Probablemente los americanos piensan, y con razón, que no es serio poner en entredicho la estabilidad política de su país, y con ella la del orbe entero, por una aventura extraconyugal que no ha significado un riesgo, que se sepa, para la seguridad del Estado ni cosas por el estilo. Pero ellos mismos, quizá de manera inconsciente, aceptan complacientes la evidencia de que ya no se gobierna si no es cara a la galería. Antes se pronunciaban los discursos ante el Congreso para rendir cuentas a los representantes de la soberanía nacional. Ahora sólo son una fabulosa escenificación para consumo del gran público. Hubo un tiempo en que los periodistas nos dedicábamos a contar las cosas que sucedían, pero esta es la hora en que, en realidad, las cosas suceden casi única y exclusivamente para que los periodistas podamos contarlas. De modo que la tramoya tiene que funcionar como es debido: hacen falta una mujer leal y fuerte, un fiscal huraño y torpe, una conspiración de la extrema derecha, y una jovencita soñadora convertida en una máquina sexual. Con un reparto así, los libretistas de Verdi o Puccini matarían al protagonista, pero quizás nos estemos acercando al final de una ópera buffa.
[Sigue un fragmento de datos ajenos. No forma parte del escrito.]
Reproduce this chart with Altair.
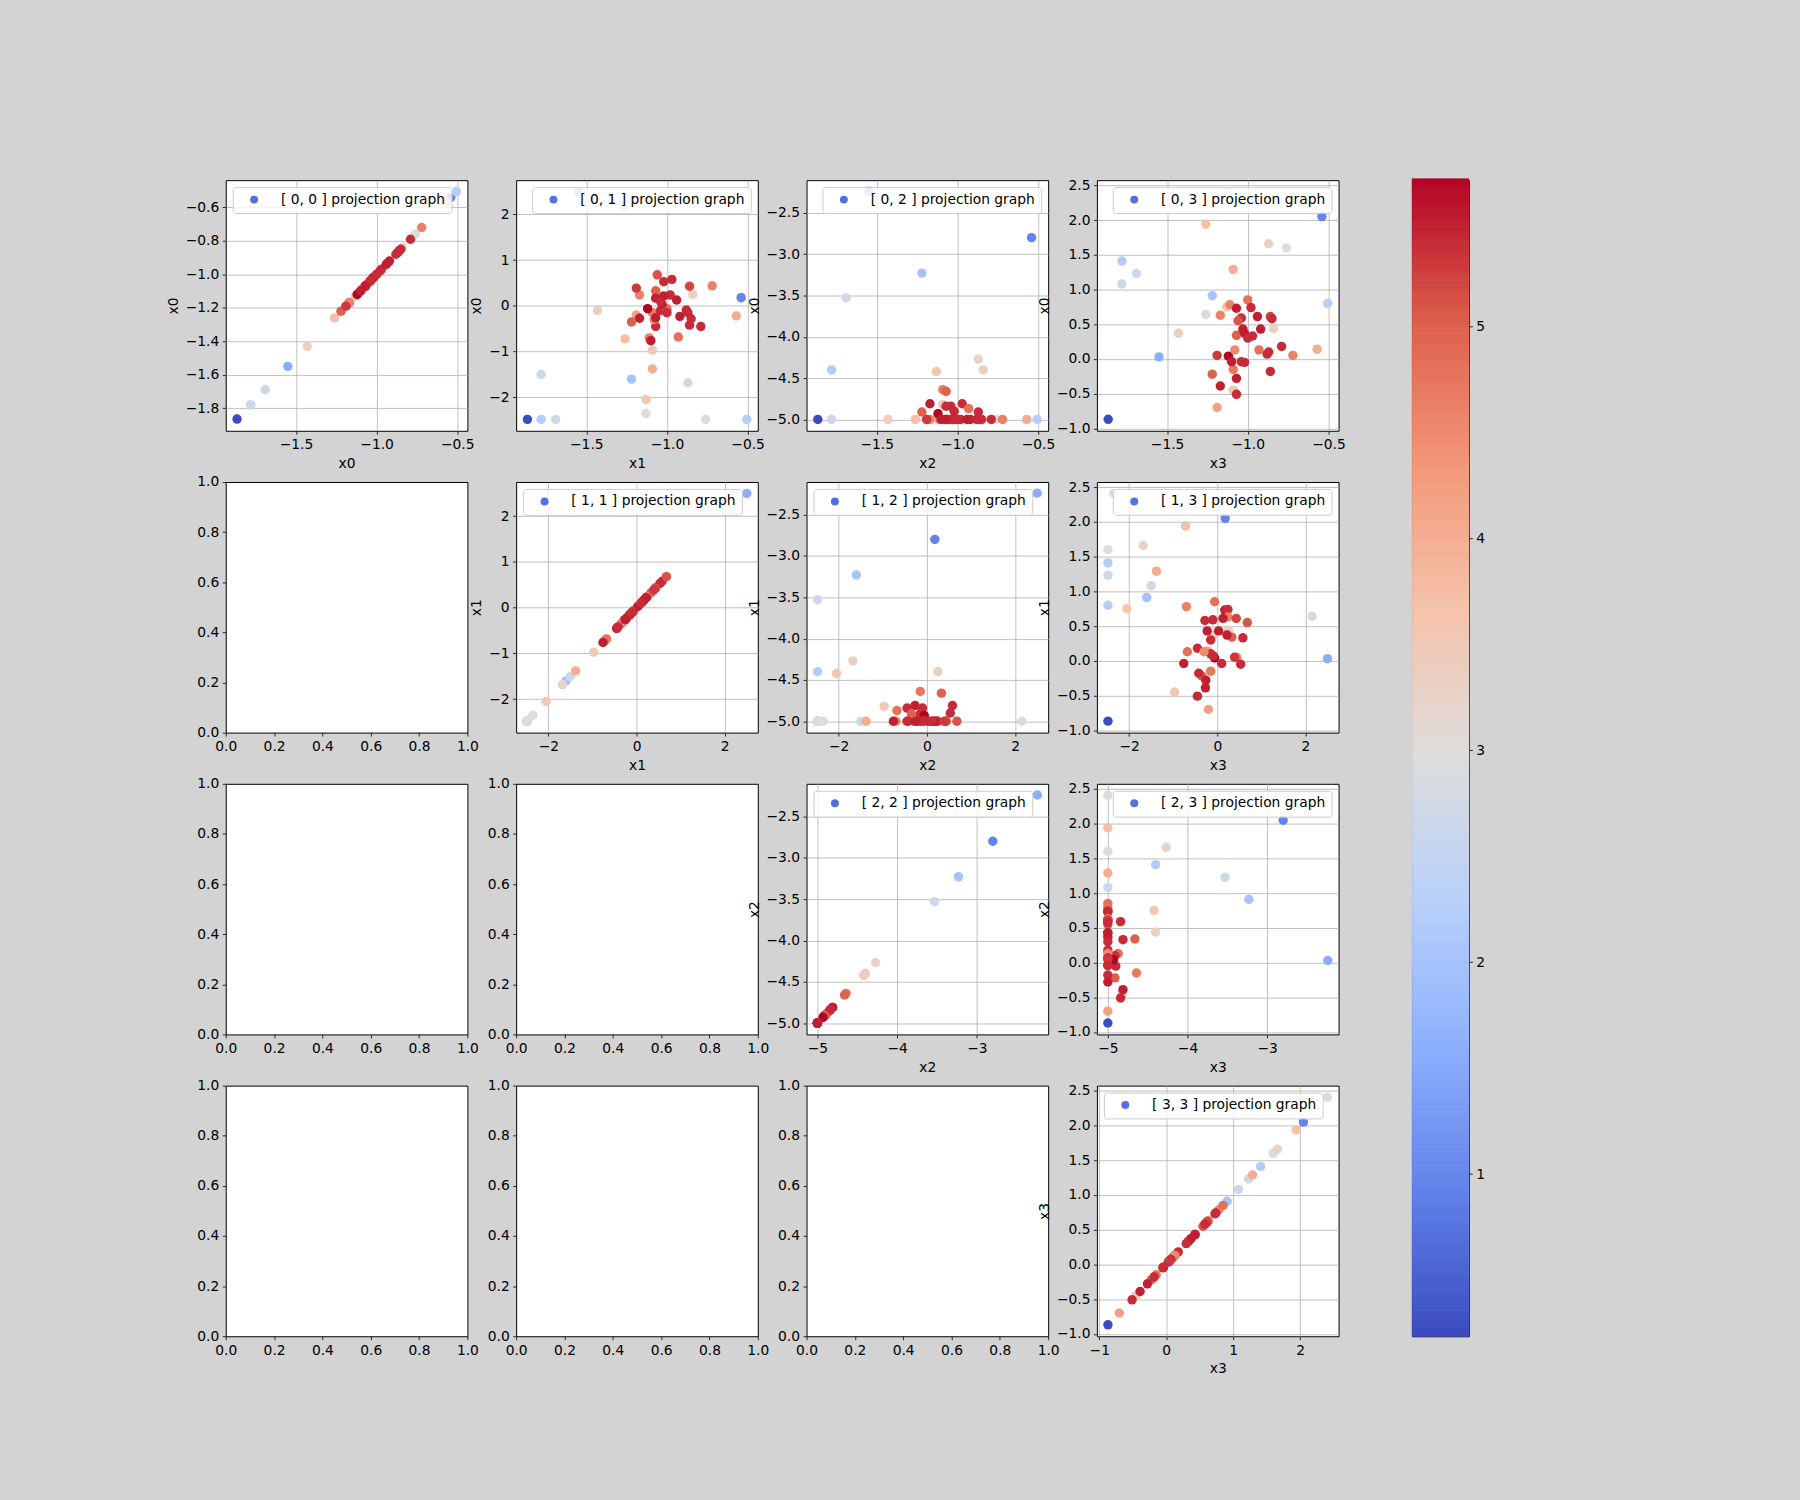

Los editores de prensa debemos estar agradecidos, en cualquier caso, a Monica Lewinsky. La hirsuta acusación de Paula Jones no lograba arrebatar los ánimos a los lectores, y además se refería a un Bill Clinton inexistente, un antiguo gobernador de la provincia americana, sin poder y sin expectativas. Monica ha venido a prestar al personaje aquello por lo que cualquier productor de películas suspira: credibilidad. He aquí la base del nuevo periodismo. Lo de menos es cuánto de verdad pueda haber en su historia, lo importante es que el guión funciona a las mil maravillas y permite imaginar una serie de diferentes finales. De manera que vamos a tener a los espectadores clavados en sus butacas hasta que aparezca el "fin".